Early this week, Al Qaeda threats to embassies, schools and oil companies in Sanaa shut down the U.S., British and several other Western embassies for days. On Monday, attacks outside the capital, which killed two Al Qaeda leaders, thwarted the potential attacks, according to the state-run news, Saba.
Investigators say the Christmas Day plot to blow up a Northwest jet to Detroit was conceived and planned in Yemen by Al Qaeda in the Arabian Peninsula. U.S. Secretary of State Hillary Clinton said Yemen risked losing Western support if it did not take measures to restore stabilit. The poorest nation in the Arab world, Yemen is beset with Shiite rebellion in the north, a separatist insurgency in the south, a refugee influx from northern Africa, water shortages and widespread malnutrition.
But international cooperation will likely prove difficult because of corruption and inefficiency in the Yemeni government, said political analyst Ali Saif Hassan. Besides hampering the success of allies, the shortcomings of the Yemeni government hurt its ability to share intelligence.

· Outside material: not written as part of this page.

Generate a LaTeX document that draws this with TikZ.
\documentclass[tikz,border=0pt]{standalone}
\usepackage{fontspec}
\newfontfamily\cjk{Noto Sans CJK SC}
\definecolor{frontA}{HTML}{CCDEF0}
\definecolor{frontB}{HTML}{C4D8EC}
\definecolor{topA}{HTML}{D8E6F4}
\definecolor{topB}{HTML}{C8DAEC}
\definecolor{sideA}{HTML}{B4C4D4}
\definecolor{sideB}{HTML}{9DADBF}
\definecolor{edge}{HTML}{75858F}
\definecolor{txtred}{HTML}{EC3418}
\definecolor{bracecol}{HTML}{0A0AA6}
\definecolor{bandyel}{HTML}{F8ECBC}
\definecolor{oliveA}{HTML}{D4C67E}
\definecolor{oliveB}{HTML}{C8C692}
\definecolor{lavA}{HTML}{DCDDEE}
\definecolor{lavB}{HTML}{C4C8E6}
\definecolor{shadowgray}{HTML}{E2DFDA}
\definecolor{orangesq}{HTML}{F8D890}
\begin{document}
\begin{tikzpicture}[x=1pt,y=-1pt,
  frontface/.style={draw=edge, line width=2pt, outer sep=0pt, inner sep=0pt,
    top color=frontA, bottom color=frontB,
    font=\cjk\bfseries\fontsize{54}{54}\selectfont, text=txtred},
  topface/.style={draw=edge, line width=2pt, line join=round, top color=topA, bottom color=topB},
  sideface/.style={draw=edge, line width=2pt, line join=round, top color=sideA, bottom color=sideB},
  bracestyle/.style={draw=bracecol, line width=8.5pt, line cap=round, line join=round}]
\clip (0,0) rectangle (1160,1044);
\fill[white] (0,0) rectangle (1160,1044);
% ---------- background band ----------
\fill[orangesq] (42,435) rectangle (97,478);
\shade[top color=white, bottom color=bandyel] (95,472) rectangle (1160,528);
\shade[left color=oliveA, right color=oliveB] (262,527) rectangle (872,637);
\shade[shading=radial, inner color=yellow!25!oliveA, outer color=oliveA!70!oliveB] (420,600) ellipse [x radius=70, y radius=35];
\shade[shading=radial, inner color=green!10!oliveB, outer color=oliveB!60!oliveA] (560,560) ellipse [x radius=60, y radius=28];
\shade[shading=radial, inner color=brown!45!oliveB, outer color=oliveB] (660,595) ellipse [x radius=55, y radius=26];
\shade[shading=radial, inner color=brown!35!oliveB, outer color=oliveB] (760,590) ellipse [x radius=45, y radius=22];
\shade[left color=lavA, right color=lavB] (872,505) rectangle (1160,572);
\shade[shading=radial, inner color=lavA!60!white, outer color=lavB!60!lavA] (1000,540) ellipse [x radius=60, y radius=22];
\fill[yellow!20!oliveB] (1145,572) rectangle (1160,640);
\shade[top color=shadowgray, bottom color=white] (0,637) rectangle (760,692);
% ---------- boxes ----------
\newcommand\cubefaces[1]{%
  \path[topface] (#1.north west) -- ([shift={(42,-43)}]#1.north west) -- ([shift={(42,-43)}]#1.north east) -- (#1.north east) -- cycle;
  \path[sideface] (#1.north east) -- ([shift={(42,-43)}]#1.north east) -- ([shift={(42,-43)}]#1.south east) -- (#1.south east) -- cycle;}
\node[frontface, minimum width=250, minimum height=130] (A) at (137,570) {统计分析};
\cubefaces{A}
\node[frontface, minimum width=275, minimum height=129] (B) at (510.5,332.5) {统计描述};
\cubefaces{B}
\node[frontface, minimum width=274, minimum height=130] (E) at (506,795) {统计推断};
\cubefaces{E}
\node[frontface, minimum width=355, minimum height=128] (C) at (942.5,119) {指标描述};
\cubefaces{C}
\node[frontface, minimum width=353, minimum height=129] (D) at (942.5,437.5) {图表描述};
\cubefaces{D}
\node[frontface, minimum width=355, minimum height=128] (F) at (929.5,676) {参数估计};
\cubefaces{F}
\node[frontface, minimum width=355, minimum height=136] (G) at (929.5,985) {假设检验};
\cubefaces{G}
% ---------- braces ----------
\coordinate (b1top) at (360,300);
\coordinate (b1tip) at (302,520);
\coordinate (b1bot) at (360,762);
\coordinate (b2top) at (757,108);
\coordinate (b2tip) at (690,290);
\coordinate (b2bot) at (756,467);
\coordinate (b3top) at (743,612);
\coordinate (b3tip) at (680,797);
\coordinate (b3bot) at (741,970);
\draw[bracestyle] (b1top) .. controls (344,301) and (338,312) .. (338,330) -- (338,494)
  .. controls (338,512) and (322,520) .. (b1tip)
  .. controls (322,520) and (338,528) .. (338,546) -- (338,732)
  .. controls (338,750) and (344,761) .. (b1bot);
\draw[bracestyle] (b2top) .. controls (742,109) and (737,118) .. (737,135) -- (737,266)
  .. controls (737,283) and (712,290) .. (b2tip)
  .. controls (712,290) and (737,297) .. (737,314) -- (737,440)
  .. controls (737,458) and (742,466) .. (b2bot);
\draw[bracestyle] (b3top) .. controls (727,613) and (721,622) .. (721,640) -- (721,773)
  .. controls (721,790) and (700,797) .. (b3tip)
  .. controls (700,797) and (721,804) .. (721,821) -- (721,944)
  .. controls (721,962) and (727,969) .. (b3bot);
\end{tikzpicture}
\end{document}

"U.S. intelligence does not trust Yemeni intelligence," he said. "How can they cooperate?"
Dhabbi, the foreign affairs minister, said that at present there was simply not nearly enough aid.
Gen. David H. Petraeus, head of U.S. Central Command, on Jan 1. said the U.S. was planning to double about $70 million in aid to Yemen, but the Pentagon has since backed away from that pledge, saying that it did not know how much the U.S. intended to contribute to counterterrorism efforts.
Moreover, some experts say that increasing U.S. presence in Yemen will only serve to draw Islamic extremists.
In Iraq, the Al Qaeda presence was barely detectable before the 2003 invasion, according to the National Security Network, a foreign policy think tank. Since the invasion, however, jihadists have flocked to the war-torn country for the opportunity to attack Americans directly and disrupt U.S. military efforts.